Seaside stories to enthrall and inform5
Coast has established itself as one of the most popular factual programmes on British TV and the fourth series continues to charm, inspire and educate.
The format remains the same; a journey around the UK coastline taken in geographical segments, dipping a toe into the social, geological, historical, maritime and natural history of each area in turn. Each hour-long episode covers a variety of topics, switching between engaging expert presenters. There are usually half a dozen in-depth items and half as many snippets - in this series the shorter pieces are occasionally present by locals, explaining their craft, trade or artistic endeavour in person.
Each episode of Coast provides an interesting mix of glorious landscape photography and extremely affable, personal investigations into little-known secrets from each area. The presenters themselves offer a wide range of talents - this series is anchored by `action historian' Neil Oliver (never shy about stripping off, it seems!) with regulars Dr Alice Roberts, Hermione Cockburn and Nicholas Crane among others. There are new contributors too, and it was especially interesting for me to see wild swimmer Kate Rew taking the crew to new places off the Dover coast.

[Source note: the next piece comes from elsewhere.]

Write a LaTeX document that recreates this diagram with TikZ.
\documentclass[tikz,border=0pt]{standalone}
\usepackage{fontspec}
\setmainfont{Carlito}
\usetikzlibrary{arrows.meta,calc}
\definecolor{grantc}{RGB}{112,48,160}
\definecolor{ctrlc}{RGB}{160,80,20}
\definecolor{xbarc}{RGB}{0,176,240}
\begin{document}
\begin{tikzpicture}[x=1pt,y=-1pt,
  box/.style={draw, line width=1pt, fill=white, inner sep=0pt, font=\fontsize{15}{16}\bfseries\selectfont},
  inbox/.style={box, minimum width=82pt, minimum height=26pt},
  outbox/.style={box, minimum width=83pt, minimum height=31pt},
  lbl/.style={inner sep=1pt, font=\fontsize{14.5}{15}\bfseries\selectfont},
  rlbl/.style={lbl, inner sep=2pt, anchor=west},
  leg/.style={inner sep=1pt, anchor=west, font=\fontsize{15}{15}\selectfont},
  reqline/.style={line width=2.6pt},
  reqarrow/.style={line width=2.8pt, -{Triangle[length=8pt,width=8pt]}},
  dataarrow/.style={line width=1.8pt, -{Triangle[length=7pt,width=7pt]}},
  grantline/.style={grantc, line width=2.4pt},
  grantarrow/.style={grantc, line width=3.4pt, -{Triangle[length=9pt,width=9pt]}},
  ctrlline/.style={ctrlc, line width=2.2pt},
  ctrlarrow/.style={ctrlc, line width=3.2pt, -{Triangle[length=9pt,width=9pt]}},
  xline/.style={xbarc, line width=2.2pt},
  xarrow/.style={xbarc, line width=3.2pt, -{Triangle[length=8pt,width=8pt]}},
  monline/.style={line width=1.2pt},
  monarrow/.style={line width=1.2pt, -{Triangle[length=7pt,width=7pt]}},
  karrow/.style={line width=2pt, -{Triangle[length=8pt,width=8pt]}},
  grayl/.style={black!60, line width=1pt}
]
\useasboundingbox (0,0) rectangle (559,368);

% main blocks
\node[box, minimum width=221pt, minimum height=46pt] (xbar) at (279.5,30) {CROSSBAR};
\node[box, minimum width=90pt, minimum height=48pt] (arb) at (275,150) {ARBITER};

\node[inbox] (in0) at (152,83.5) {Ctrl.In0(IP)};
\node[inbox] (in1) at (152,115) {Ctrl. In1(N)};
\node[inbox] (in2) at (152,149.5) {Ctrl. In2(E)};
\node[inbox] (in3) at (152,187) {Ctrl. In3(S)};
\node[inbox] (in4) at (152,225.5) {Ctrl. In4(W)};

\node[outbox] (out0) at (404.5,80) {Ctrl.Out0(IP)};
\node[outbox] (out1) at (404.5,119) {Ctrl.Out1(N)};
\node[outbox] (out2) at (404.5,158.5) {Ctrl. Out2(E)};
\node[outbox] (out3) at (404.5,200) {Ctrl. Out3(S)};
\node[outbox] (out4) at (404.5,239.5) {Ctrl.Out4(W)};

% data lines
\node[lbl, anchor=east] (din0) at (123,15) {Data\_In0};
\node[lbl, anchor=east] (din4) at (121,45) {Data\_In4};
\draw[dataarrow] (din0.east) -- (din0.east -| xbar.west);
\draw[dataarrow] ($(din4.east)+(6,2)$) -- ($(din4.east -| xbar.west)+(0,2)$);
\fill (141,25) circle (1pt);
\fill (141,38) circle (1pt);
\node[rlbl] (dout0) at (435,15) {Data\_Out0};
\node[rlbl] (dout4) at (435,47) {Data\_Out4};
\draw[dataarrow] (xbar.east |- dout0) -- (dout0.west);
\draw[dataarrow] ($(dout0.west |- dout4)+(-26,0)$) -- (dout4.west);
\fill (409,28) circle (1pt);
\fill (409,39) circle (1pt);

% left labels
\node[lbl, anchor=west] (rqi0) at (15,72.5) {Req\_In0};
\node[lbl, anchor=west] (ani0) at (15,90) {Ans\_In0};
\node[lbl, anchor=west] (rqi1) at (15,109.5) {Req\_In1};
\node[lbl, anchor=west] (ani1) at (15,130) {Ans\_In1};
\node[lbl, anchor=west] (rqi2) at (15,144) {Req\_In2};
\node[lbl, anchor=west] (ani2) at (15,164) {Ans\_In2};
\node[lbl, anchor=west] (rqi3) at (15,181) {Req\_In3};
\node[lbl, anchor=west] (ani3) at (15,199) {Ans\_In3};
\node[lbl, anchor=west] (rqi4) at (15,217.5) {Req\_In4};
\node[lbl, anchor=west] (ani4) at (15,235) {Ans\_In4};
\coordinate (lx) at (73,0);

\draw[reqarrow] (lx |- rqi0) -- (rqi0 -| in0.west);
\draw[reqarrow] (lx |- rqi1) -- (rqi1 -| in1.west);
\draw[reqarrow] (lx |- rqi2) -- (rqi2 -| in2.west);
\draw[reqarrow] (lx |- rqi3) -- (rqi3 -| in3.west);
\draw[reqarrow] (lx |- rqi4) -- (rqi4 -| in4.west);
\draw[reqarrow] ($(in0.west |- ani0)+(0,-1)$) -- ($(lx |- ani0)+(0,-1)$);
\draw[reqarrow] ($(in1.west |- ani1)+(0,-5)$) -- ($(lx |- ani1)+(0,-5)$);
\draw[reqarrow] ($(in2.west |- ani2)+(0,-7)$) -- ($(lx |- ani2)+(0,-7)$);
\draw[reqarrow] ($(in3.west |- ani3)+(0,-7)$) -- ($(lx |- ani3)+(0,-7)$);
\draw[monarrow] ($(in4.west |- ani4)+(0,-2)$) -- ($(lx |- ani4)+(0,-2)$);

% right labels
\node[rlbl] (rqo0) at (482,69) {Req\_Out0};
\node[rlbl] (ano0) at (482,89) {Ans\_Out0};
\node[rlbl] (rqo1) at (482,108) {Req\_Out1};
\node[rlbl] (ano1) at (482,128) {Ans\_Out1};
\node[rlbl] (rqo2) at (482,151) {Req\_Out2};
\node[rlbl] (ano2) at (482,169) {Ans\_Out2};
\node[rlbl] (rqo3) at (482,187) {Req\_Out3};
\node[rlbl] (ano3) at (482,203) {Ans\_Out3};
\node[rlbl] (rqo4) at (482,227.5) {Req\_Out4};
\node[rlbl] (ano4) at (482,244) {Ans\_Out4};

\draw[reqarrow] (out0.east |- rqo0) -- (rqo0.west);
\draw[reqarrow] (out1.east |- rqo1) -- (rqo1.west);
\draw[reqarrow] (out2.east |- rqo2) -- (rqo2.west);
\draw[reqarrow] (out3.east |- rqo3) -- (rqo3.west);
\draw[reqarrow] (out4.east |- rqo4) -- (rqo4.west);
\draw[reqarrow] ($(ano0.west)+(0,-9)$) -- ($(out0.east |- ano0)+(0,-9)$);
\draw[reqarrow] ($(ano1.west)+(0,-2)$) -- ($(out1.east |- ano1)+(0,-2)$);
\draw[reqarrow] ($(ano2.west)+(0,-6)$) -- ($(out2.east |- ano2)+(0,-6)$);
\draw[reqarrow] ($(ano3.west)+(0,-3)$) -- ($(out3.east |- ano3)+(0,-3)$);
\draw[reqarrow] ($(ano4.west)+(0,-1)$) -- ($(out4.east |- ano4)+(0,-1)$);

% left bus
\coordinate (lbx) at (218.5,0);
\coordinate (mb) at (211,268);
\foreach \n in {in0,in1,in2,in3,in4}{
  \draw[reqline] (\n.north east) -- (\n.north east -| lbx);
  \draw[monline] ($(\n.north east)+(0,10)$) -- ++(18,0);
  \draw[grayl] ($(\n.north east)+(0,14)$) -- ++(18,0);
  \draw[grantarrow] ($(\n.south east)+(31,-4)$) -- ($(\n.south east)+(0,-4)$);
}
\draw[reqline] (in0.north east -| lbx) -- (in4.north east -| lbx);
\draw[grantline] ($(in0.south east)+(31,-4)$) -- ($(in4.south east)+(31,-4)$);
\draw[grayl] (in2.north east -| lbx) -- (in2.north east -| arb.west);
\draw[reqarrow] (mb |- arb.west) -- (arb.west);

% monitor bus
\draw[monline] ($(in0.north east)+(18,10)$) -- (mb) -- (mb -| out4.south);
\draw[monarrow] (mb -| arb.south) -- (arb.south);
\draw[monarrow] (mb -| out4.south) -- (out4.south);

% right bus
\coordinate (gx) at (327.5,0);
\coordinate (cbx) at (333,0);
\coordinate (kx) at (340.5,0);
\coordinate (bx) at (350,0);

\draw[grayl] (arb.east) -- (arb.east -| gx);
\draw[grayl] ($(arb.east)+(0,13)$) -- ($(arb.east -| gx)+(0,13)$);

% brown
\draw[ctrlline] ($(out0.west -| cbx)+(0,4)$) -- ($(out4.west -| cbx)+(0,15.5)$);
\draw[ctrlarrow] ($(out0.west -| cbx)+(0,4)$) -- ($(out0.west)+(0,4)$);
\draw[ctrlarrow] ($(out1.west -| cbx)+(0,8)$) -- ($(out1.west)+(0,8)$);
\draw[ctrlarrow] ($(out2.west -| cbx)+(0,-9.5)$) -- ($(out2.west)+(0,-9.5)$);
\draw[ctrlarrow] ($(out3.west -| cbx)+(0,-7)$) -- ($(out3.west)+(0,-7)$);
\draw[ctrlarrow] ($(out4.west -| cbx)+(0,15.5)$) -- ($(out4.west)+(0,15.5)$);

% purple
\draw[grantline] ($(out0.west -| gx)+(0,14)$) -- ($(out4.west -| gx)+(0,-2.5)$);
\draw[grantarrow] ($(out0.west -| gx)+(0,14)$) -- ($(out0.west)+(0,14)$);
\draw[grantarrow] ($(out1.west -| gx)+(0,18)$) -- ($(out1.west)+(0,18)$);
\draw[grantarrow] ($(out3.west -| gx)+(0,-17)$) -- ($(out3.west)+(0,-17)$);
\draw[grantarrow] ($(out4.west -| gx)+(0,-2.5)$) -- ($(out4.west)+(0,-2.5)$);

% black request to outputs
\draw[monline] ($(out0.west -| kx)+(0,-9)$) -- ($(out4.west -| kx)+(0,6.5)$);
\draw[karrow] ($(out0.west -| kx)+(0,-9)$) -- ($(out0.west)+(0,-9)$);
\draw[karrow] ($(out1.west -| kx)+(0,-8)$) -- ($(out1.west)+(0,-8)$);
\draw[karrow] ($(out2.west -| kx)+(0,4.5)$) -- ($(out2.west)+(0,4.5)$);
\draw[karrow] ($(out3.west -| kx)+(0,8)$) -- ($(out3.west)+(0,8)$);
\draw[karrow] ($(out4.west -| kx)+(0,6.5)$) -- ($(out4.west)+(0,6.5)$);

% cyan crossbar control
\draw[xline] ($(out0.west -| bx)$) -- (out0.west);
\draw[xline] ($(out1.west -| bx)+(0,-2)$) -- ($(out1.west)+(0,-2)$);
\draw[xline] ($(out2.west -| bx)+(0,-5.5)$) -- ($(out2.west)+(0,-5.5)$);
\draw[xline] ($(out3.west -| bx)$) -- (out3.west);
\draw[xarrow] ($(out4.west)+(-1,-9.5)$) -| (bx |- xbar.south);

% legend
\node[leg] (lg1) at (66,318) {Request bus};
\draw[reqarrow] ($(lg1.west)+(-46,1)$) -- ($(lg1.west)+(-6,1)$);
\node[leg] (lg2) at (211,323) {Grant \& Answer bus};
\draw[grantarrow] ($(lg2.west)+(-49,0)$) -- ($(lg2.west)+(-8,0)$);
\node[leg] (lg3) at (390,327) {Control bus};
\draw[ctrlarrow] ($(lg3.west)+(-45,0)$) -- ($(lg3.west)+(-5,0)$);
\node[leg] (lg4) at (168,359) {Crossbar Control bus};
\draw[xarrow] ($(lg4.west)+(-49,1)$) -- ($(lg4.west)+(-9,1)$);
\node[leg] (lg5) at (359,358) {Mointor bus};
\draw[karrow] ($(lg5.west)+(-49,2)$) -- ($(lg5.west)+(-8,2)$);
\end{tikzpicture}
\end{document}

Although the format is familiar, the series producers have cleverly extended the scope of this series to keep it fresh and provide new material. So as well as the UK coast, Series Four visits further afield to the shores of Normandy and the land of the Vikings. This is an interesting twist, and one which helps to demonstrate the heritage we share with our nearest neighbours. Other highlights include casting a bronze sword using Cornish tin, the tale of a German POW great escape, the earliest writing in the British isles, the background to the Plimsoll line, the secret maps of the D-Day beaches, bats which live in abandoned bunkers, how silent movies were made, the geology of the Isle of Wight, the final port of call for the Titanic, and one of Brunel's most spectacular sections of railway. Plus you can rely on Coast to come up with at least one good lighthouse each season!

Coast is genuinely educational as well as being very entertaining. It frequently captures a passing moment in modern history, reflecting the ever-changing nature of an island nature. For example, the last `mud horse' fisherman appears in this series - in another decade, that craft may have gone for good. The delight of this series is that you discover you've learned a load of stuff at the end of each episode, and you weren't even trying to...
One very minor complaint about this series is that some of the newer presenters have taken to talking more about themselves than about the item they are investigating. A bit too much `me me me' - the older hands tend to concentrate on the subject matter and their reports are more interesting as a result.

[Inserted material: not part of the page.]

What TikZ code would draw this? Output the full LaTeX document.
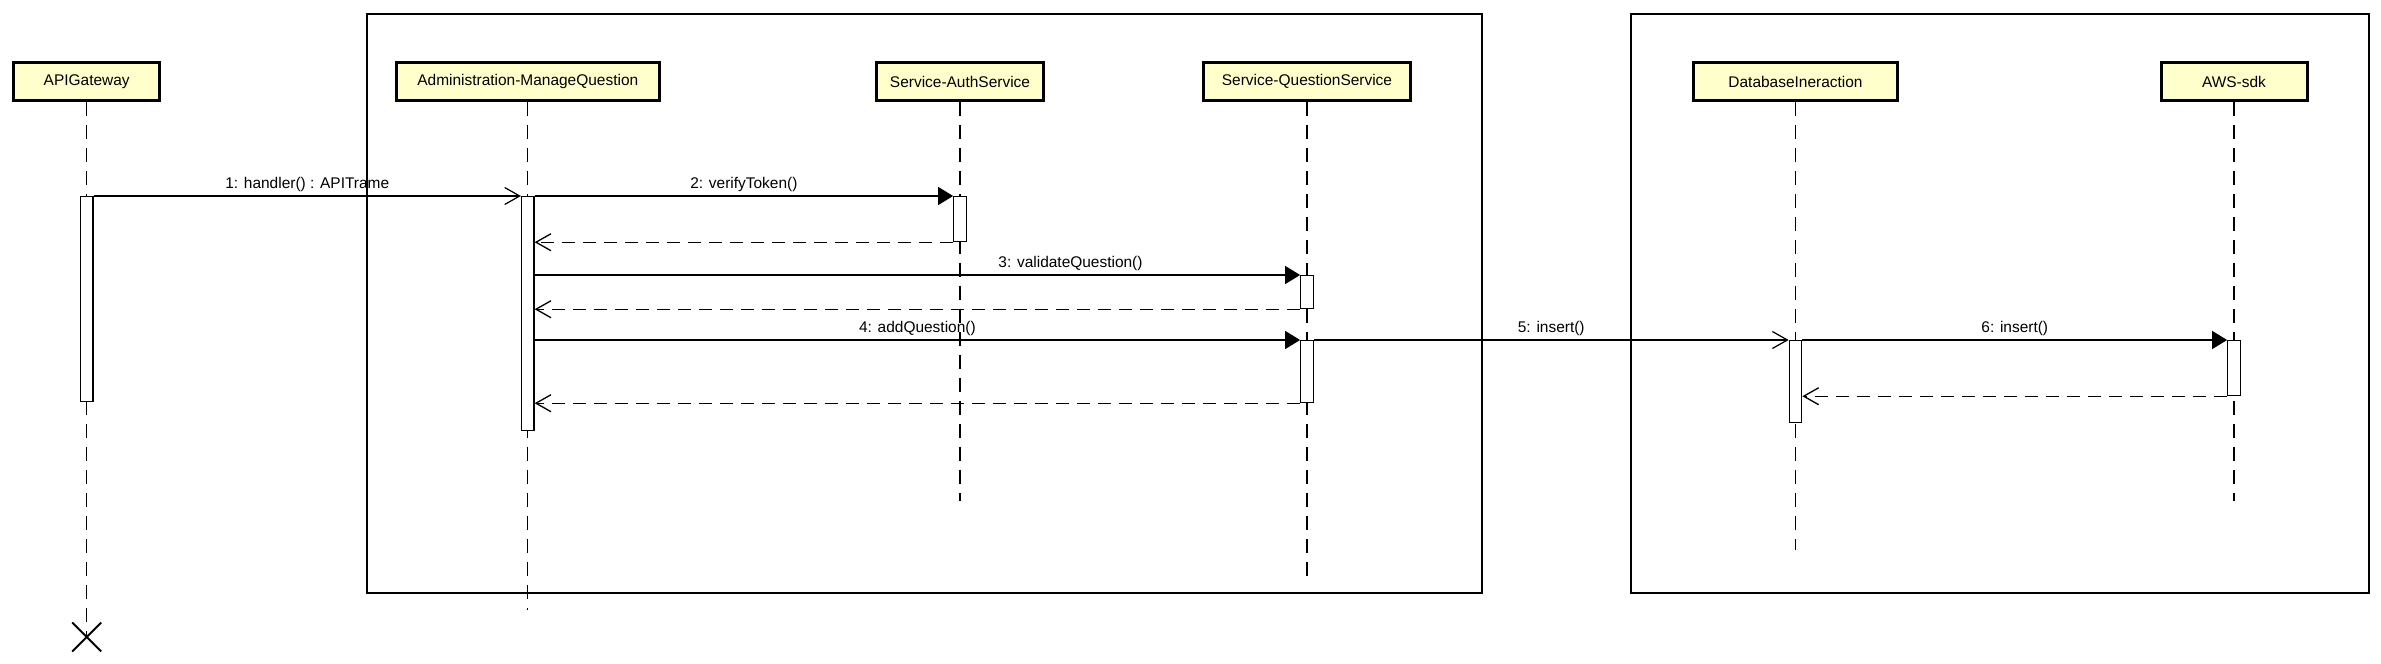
\documentclass[tikz,border=0pt]{standalone}
\usepackage{fontspec}
\setmainfont{Liberation Sans}
\usetikzlibrary{arrows.meta}
\definecolor{headfill}{HTML}{FFFFCC}
\tikzstyle{object} = [
    rectangle,
    minimum height=0.76cm,
    line width=1.7pt,
    draw=black,
    fill=headfill,
    font=\fontsize{8.8}{10}\selectfont
]
\tikzstyle{activation} = [
    rectangle,
    anchor=north,
    minimum width=0.25cm,
    inner sep=0pt,
    draw=black,
    fill=white,
    line width=0.7pt
]
\tikzstyle{lifeline} = [line width=0.7pt, dash pattern=on 0.28cm off 0.18cm]
\tikzstyle{frame} = [draw=black, line width=0.8pt]
\tikzstyle{call} = [line width=0.7pt, -{Triangle[length=0.3cm,width=0.36cm]}]
\tikzstyle{async} = [line width=0.7pt, -{Straight Barb[length=0.3cm,width=0.34cm]}]
\tikzstyle{reply} = [
    line width=0.75pt,
    dash pattern=on 0.26cm off 0.16cm,
    -{Straight Barb[length=0.3cm,width=0.34cm]}
]
\tikzstyle{msg} = [above, inner sep=2pt, font=\fontsize{8.8}{10}\selectfont]

\begin{document}
\begin{tikzpicture}

\useasboundingbox (0,0) rectangle (47.62,-13.28);

% frames
\draw [frame] (7.34,-0.28) rectangle (29.64,-11.86);
\draw [frame] (32.62,-0.28) rectangle (47.38,-11.86);

% objects
\node (api) [object, minimum width=2.92cm] at (1.734,-1.63) {APIGateway};
\node (adm) [object, minimum width=5.26cm] at (10.556,-1.63) {Administration-ManageQuestion};
\node (auth) [object, minimum width=3.34cm] at (19.2,-1.63) {Service-AuthService};
\node (qs) [object, minimum width=4.14cm] at (26.14,-1.63) {Service-QuestionService};
\node (db) [object, minimum width=4.08cm] at (35.91,-1.63) {DatabaseIneraction};
\node (aws) [object, minimum width=2.92cm] at (44.68,-1.63) {AWS-sdk};

% ends of lifelines
\coordinate (apiend) at (1.734,-12.74);
\coordinate (admend) at (10.556,-12.20);
\coordinate (authend) at (19.2,-10.02);
\coordinate (qsend) at (26.14,-11.64);
\coordinate (dbend) at (35.91,-11.00);
\coordinate (awsend) at (44.68,-10.02);

\draw [lifeline] (api.south) -- (apiend);
\draw [lifeline] (adm.south) -- (admend);
\draw [lifeline] (auth.south) -- (authend);
\draw [lifeline] (qs.south) -- (qsend);
\draw [lifeline] (db.south) -- (dbend);
\draw [lifeline] (aws.south) -- (awsend);

\draw [line width=1.1pt] ([shift={(-0.29,0.29)}]apiend) -- ([shift={(0.29,-0.29)}]apiend)
    ([shift={(-0.29,-0.29)}]apiend) -- ([shift={(0.29,0.29)}]apiend);

% activations
\node (actapi) [activation, minimum height=4.10cm] at (1.734,-3.92) {};
\node (actadm) [activation, minimum height=4.68cm] at (10.556,-3.92) {};
\node (actauth) [activation, minimum height=0.90cm] at (19.2,-3.92) {};
\node (actqs1) [activation, minimum height=0.66cm] at (26.14,-5.50) {};
\node (actqs2) [activation, minimum height=1.24cm] at (26.14,-6.80) {};
\node (actdb) [activation, minimum height=1.64cm] at (35.91,-6.80) {};
\node (actaws) [activation, minimum height=1.10cm] at (44.68,-6.80) {};

% messages
\draw [async] (actapi.north east) -- node [msg] {1: handler() : APITrame} (actadm.north west);
\draw [call] (actadm.north east) -- node [msg] {2: verifyToken()} (actauth.north west);
\draw [reply] (actauth.south west) -- (actadm.east |- actauth.south);
\draw [call] (actadm.east |- actqs1.north) -- node [msg, pos=0.7] {3: validateQuestion()} (actqs1.north west);
\draw [reply] (actqs1.south west) -- (actadm.east |- actqs1.south);
\draw [call] (actadm.east |- actqs2.north) -- node [msg] {4: addQuestion()} (actqs2.north west);
\draw [async] (actqs2.north east) -- node [msg] {5: insert()} (actdb.north west);
\draw [call] (actdb.north east) -- node [msg] {6: insert()} (actaws.north west);
\draw [reply] (actaws.south west) -- (actdb.east |- actaws.south);
\draw [reply] (actqs2.south west) -- (actadm.east |- actqs2.south);

\end{tikzpicture}
\end{document}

No doubt this series will be repeated many times across the BBC channels, but it is certainly worth watching several times. It might have seemed as if the team had told all the stories worth hearing in previous seasons, but this collection of episodes proves that point to be wrong. There's probably even enough material for a fifth series, I suspect...

9/10

Up to standard.5
Any doubts that the "Coast" Team would not be able to maintain the high standard of the first three series are dispelled by this "Coast and Beyond" series 4. Purists may not like the fact that some programmes travel beyond the British Isles (France and Norway are visited) but the tried and tested mix of history and geography continues to both educate and entertain. Worth every penny!

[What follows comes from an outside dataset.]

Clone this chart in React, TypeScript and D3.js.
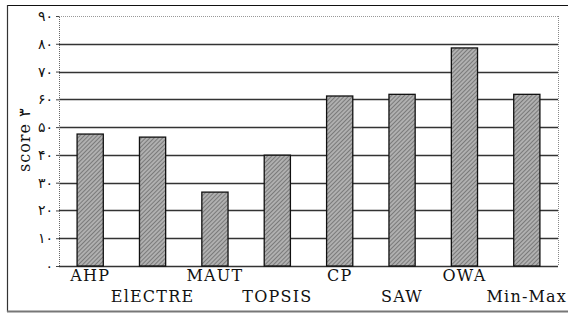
import React, { useEffect, useRef } from 'react';
import * as d3 from 'd3';

const categories = ['AHP', 'ElECTRE', 'MAUT', 'TOPSIS', 'CP', 'SAW', 'OWA', 'Min-Max'];
const scores = [47.5, 46.4, 26.6, 39.9, 61.2, 61.8, 78.5, 61.8];
const yTicks = [0, 10, 20, 30, 40, 50, 60, 70, 80, 90];
const persianDigits = ['۰', '۱', '۲', '۳', '۴', '۵', '۶', '۷', '۸', '۹'];
const yTitle = 'score ۳';

const toPersian = (n: number) =>
  String(n).split('').map(c => persianDigits[+c] ?? c).join('');

const App = () => {
  const svgRef = useRef<SVGSVGElement>(null);
  const width = 568;
  const height = 313;
  const margin = { top: 16, right: 10, bottom: 47, left: 59 };

  useEffect(() => {
    const svg = d3.select(svgRef.current);
    svg.selectAll('*').remove();

    // patrón rayado de las barras
    const pat = svg.append('defs').append('pattern')
      .attr('id', 'hatch')
      .attr('patternUnits', 'userSpaceOnUse')
      .attr('width', 3)
      .attr('height', 3)
      .attr('patternTransform', 'rotate(45)');
    pat.append('rect').attr('width', 3).attr('height', 3).attr('fill', '#b0b0b0');
    pat.append('line')
      .attr('x1', 0).attr('y1', 0).attr('x2', 0).attr('y2', 3)
      .attr('stroke', '#555').attr('stroke-width', 1.2);

    // marco exterior
    svg.append('line').attr('x1', 7).attr('y1', 5.5).attr('x2', width).attr('y2', 5.5)
      .attr('stroke', '#111').attr('stroke-width', 1.2);
    svg.append('line').attr('x1', 7.5).attr('y1', 5).attr('x2', 7.5).attr('y2', 312)
      .attr('stroke', '#333').attr('stroke-width', 1.2);
    svg.append('line').attr('x1', 7).attr('y1', 311.5).attr('x2', width).attr('y2', 311.5)
      .attr('stroke', '#777').attr('stroke-width', 2);

    const innerWidth = width - margin.left - margin.right;
    const innerHeight = height - margin.top - margin.bottom;

    const g = svg.append('g')
      .attr('transform', `translate(${margin.left},${margin.top})`);

    const x = d3.scaleBand()
      .domain(categories)
      .range([0, innerWidth])
      .paddingInner(0.58)
      .paddingOuter(0.29);

    const y = d3.scaleLinear()
      .domain([0, 90])
      .range([innerHeight, 0]);

    // líneas de cuadrícula
    g.selectAll('.grid')
      .data(yTicks)
      .enter()
      .append('line')
      .attr('x1', 0)
      .attr('x2', innerWidth)
      .attr('y1', d => Math.round(y(d)) + 0.5)
      .attr('y2', d => Math.round(y(d)) + 0.5)
      .attr('stroke', d => (d === 90 ? '#999' : '#333'))
      .attr('stroke-width', d => (d === 90 ? 1 : 1.6))
      .attr('stroke-dasharray', d => (d === 90 ? '1,1' : null));

    // borde derecho y eje izquierdo punteados
    g.append('line')
      .attr('x1', innerWidth + 0.5).attr('x2', innerWidth + 0.5)
      .attr('y1', 0).attr('y2', innerHeight)
      .attr('stroke', '#888').attr('stroke-dasharray', '1,1');

    const yAxis = d3.axisLeft(y)
      .tickValues(yTicks)
      .tickSize(3)
      .tickPadding(3)
      .tickFormat(d => toPersian(d as number));

    g.append('g')
      .call(yAxis)
      .call(ax => {
        ax.select('.domain').attr('stroke', '#666').attr('stroke-dasharray', '1,1');
        ax.selectAll('.tick line').attr('stroke', '#444');
        ax.selectAll('.tick text')
          .attr('font-family', 'DejaVu Sans')
          .attr('font-size', 14)
          .attr('fill', '#111');
      });

    // barras
    g.selectAll('.bar')
      .data(scores)
      .enter()
      .append('rect')
      .attr('x', (d, i) => x(categories[i])!)
      .attr('y', d => y(d))
      .attr('width', x.bandwidth())
      .attr('height', d => innerHeight - y(d))
      .attr('fill', 'url(#hatch)')
      .attr('stroke', '#111')
      .attr('stroke-width', 1.3);

    // etiquetas del eje x, escalonadas
    g.selectAll('.xlabel')
      .data(categories)
      .enter()
      .append('text')
      .attr('x', d => x(d)! + x.bandwidth() / 2)
      .attr('y', (d, i) => innerHeight + (i % 2 === 0 ? 15 : 36))
      .attr('text-anchor', 'middle')
      .attr('font-family', 'DejaVu Serif')
      .attr('font-size', 16)
      .attr('letter-spacing', 1.2)
      .attr('fill', '#111')
      .text(d => d);

    // título del eje y
    svg.append('text')
      .attr('transform', `translate(30,140) rotate(-90)`)
      .attr('text-anchor', 'middle')
      .attr('font-family', 'DejaVu Serif')
      .attr('font-size', 16)
      .attr('letter-spacing', 1)
      .attr('fill', '#111')
      .text(yTitle);
  }, []);

  return (
    <svg
      ref={svgRef}
      width={width}
      height={height}
      style={{ position: 'absolute', left: 0, top: 0, background: '#fff' }}
    />
  );
};

export default App;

A near perfect popular educational show5
At a time when many factual programs are presented with flashy graphics, over-bearing music and dizzying camerawork, Coast presents something a beacon of hope. It manages to avoid being dumbed down by presenting just enough interesting detail at a sensible length without being too cloying in the attempt to be educational in a populist way. And best of all there's not a celebrity in sight to take us on their holidays, sorry, the journey.

Any thought that after three years of sea, sand and cliffs the format would be running out of material are put to rest to the extent that this series is perhaps the best since the first one. Sensibly the makers have spread the definition of the UK coast to include areas far away from mainland Britain such as Normandy and Norway, with the acceptable conceit that many years ago they would have shared a common coastline. This enables them to tell fascinating stories such as completing the story of the Shetland Bus by showing what happened on the other side, as well as items on the D-Day landings.

This all suggests the format can continue for a while longer. I hope so.